• **TO DO**
Pull out every line below that contains the word "page".

• **INFORMATION PROVIDED**
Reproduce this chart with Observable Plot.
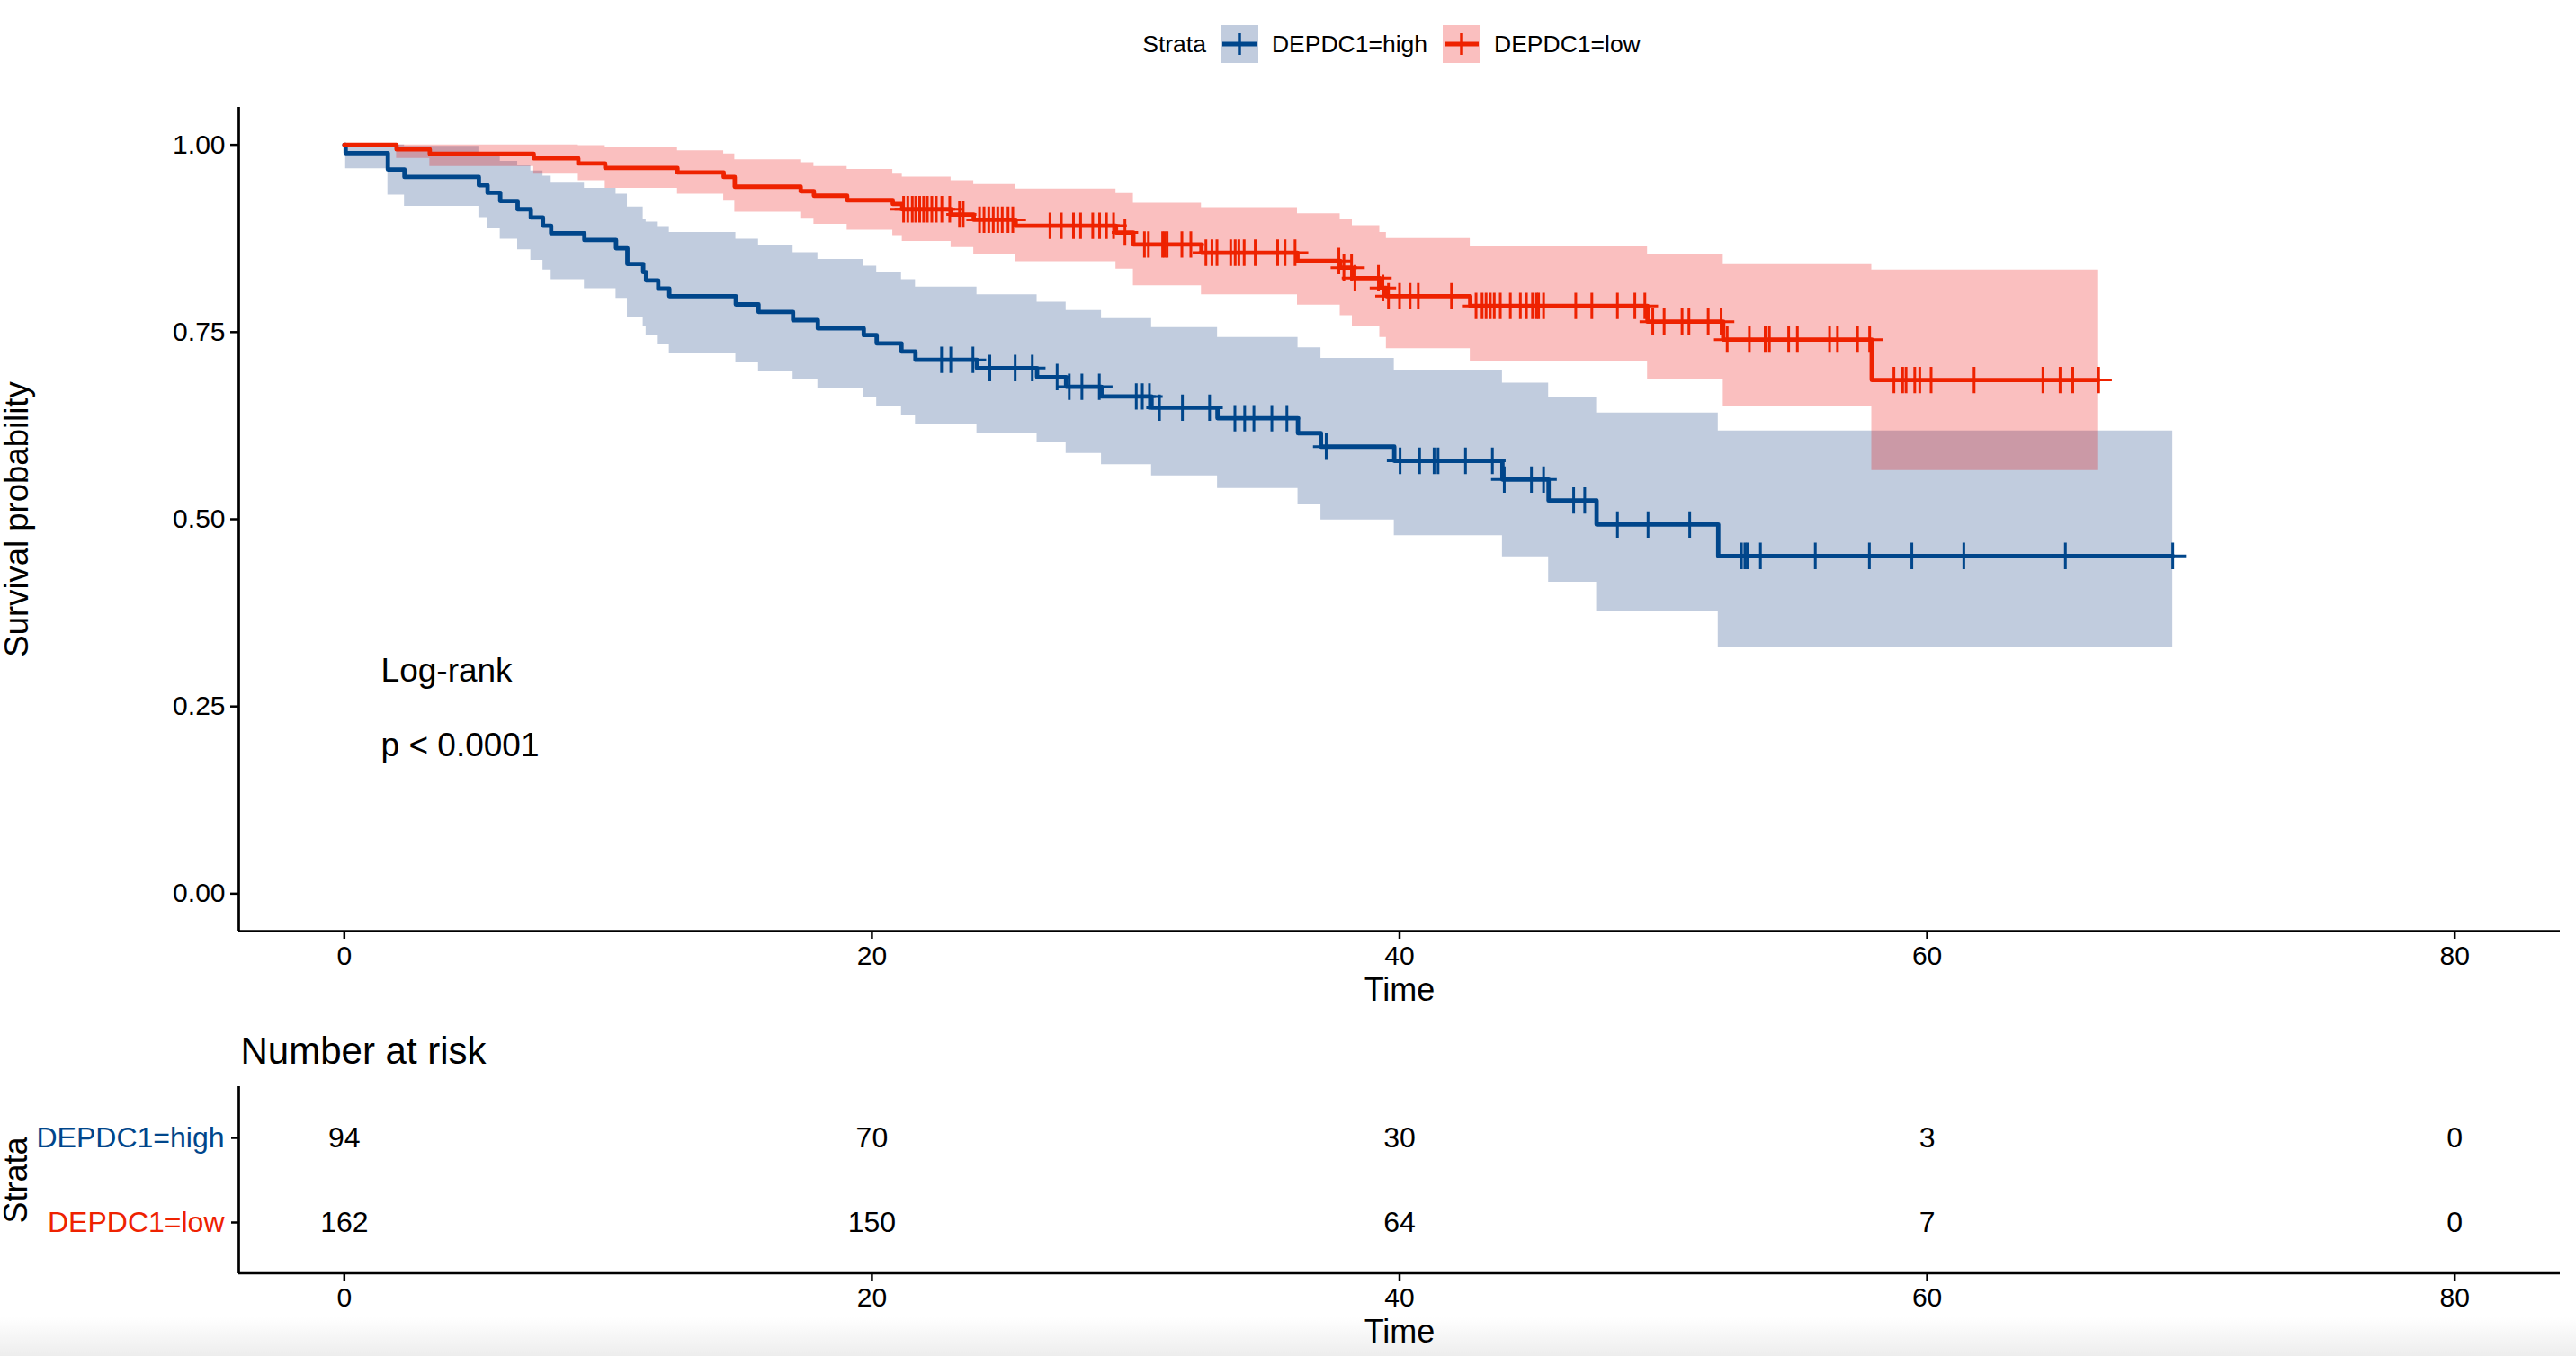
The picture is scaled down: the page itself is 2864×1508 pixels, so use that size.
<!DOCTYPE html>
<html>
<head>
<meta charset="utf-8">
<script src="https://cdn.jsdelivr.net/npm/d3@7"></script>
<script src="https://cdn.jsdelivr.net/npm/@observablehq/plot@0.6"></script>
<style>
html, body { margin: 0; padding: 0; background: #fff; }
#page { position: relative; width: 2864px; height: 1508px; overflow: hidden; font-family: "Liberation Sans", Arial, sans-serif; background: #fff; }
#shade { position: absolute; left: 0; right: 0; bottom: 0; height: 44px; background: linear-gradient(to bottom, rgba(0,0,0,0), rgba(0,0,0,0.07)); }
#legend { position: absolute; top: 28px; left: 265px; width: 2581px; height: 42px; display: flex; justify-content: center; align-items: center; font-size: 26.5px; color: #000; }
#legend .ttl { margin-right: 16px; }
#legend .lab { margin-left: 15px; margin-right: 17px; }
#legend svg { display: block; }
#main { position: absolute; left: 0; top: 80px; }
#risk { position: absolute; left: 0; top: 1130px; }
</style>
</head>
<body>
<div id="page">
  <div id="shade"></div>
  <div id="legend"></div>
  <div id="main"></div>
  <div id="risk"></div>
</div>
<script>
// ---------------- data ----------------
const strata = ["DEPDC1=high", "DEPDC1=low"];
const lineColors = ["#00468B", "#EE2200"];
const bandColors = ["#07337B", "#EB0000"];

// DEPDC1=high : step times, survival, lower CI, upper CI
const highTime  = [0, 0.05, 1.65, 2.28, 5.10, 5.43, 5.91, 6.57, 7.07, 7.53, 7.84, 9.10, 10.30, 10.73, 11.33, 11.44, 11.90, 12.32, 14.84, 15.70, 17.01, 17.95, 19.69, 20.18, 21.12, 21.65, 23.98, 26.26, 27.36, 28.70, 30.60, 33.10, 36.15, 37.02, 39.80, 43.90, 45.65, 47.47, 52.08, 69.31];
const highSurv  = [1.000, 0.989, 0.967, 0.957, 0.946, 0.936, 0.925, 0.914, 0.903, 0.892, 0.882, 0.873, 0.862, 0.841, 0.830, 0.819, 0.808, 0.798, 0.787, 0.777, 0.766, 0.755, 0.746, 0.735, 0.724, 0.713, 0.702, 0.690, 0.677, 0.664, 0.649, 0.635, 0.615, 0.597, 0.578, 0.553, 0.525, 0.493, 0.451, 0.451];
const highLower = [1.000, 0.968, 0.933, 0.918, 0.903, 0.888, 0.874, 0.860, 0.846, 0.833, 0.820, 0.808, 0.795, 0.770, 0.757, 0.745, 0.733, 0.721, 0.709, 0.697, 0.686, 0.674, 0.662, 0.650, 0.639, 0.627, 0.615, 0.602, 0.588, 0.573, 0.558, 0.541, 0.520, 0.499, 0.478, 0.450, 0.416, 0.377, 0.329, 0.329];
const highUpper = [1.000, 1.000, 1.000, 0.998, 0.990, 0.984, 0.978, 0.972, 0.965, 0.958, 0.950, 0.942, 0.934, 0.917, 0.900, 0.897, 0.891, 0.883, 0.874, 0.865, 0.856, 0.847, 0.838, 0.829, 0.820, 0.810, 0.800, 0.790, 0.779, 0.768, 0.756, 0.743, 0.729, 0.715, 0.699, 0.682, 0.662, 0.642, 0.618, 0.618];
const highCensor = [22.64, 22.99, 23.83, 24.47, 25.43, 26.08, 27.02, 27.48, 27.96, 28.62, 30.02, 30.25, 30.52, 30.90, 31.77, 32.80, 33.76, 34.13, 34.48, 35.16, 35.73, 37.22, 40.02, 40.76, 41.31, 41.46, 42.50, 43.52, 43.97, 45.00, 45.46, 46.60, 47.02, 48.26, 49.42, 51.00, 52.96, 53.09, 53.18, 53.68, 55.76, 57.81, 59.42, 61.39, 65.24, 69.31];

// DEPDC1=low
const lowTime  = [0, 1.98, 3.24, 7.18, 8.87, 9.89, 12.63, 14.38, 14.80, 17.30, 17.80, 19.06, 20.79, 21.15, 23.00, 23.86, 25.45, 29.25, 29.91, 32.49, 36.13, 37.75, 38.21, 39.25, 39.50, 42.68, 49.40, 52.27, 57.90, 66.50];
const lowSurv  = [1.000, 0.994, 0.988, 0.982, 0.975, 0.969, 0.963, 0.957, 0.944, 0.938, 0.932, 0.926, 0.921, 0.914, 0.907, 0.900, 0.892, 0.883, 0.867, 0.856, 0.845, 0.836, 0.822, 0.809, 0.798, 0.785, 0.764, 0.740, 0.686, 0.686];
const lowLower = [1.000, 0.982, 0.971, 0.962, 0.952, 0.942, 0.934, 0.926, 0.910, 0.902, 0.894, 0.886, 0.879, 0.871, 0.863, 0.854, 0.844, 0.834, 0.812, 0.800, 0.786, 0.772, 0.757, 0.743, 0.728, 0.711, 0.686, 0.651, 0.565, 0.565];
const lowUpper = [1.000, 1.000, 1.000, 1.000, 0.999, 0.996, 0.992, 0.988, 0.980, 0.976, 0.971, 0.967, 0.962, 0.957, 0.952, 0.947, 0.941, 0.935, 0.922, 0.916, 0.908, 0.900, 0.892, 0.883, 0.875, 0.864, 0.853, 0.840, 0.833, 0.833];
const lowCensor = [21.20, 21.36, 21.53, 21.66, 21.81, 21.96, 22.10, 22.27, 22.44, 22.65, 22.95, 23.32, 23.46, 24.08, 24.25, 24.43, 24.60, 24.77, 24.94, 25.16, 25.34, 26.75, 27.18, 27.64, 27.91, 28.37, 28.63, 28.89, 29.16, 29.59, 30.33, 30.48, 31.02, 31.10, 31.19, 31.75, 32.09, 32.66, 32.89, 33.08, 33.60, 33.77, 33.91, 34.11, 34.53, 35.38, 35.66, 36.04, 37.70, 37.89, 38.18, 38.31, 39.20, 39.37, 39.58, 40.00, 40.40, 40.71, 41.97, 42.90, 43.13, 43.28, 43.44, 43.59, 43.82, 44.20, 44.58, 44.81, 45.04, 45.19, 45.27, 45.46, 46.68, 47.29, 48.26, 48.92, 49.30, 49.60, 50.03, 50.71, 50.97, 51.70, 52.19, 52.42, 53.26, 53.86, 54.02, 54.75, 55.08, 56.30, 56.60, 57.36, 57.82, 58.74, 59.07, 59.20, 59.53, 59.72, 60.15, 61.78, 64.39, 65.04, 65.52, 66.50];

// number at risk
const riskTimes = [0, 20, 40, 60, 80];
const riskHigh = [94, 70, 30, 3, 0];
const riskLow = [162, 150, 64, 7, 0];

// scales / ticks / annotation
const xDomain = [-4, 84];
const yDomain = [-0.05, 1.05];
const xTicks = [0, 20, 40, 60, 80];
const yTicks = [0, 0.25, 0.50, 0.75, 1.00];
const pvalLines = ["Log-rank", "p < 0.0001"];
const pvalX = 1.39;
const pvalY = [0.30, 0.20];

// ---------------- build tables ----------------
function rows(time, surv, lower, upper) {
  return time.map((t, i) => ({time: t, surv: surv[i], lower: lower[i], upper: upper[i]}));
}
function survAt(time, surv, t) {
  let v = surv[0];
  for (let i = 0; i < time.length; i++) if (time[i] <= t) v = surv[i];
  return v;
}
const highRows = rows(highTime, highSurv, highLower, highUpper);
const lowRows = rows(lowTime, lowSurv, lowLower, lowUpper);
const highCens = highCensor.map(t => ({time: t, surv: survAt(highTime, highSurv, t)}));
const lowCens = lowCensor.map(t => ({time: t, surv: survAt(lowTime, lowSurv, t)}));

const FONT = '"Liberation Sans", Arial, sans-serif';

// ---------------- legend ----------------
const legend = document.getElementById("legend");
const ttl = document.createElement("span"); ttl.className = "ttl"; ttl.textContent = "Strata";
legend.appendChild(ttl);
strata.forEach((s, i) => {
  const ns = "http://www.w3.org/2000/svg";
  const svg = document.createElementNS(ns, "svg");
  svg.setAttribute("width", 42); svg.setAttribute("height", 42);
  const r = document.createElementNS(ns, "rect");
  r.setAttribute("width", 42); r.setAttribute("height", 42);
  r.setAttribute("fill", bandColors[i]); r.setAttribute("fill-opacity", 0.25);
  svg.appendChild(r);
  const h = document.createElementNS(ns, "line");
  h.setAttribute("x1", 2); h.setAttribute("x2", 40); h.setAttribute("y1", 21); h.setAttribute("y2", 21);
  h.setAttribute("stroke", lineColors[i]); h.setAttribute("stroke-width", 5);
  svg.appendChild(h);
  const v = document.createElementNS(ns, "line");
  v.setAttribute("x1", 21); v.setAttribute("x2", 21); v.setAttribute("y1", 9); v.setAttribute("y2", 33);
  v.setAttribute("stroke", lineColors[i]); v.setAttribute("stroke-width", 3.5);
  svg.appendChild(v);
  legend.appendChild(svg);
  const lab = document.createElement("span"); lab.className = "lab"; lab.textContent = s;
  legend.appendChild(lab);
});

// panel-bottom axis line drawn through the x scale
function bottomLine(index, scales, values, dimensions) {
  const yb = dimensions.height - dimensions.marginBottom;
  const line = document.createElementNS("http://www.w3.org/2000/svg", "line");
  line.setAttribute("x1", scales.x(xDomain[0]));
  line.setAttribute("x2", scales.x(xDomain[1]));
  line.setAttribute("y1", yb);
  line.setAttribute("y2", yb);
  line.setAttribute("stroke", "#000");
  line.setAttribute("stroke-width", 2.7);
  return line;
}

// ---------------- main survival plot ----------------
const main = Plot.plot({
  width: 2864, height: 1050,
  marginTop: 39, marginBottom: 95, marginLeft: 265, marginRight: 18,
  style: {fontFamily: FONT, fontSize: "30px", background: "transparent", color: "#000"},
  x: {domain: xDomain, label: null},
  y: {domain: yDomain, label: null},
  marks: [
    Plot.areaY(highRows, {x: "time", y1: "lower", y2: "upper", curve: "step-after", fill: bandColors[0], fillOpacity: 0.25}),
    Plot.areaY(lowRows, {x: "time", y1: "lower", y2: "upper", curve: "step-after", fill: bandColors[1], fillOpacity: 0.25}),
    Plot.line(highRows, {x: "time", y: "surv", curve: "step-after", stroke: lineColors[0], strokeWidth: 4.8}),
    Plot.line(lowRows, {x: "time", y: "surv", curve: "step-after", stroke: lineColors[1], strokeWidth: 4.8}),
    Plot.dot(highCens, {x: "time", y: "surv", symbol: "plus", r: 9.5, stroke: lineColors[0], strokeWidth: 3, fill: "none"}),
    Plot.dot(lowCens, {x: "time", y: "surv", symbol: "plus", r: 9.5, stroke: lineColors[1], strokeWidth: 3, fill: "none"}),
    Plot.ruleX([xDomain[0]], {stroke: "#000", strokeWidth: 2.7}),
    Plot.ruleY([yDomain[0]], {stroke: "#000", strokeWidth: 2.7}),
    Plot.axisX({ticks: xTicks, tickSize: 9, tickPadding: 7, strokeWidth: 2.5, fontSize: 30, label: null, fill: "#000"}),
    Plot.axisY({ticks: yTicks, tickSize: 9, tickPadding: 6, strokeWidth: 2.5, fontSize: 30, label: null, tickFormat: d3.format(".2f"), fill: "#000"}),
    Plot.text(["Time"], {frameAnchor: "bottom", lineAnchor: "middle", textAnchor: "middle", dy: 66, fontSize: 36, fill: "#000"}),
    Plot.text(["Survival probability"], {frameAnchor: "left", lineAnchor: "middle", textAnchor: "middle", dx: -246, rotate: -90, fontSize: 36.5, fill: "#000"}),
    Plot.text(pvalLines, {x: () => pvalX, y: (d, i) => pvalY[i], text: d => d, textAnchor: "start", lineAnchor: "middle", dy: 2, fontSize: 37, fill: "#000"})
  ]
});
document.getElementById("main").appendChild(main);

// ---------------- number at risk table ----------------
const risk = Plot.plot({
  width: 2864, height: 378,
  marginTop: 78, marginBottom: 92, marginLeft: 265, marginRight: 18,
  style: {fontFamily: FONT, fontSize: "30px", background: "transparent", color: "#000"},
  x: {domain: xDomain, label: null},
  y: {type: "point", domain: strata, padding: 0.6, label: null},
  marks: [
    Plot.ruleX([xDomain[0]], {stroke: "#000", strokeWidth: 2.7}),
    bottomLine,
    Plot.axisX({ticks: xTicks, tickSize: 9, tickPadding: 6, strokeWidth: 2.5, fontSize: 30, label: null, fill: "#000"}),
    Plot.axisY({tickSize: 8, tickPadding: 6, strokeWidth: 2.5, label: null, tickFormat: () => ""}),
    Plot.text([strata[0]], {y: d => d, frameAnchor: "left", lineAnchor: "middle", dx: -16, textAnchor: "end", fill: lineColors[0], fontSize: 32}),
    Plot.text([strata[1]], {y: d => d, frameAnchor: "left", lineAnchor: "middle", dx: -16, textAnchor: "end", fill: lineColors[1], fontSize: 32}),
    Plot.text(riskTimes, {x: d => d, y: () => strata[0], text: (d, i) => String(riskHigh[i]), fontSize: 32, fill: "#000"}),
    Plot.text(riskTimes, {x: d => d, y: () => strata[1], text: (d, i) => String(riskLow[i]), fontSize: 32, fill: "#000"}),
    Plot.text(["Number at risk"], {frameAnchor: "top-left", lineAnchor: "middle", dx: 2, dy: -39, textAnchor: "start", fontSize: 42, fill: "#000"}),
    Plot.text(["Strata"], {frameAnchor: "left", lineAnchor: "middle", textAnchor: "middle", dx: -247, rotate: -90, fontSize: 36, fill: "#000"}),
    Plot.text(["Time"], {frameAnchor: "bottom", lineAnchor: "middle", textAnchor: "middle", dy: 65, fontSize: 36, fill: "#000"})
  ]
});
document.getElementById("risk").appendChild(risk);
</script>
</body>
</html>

• **SOLUTION**
The picture is scaled down: the page itself is 2864×1508 pixels, so use that size.
#page { position: relative; width: 2864px; height: 1508px; overflow: hidden; font-family: "Liberation Sans", Arial, sans-serif; background: #fff; }
<div id="page">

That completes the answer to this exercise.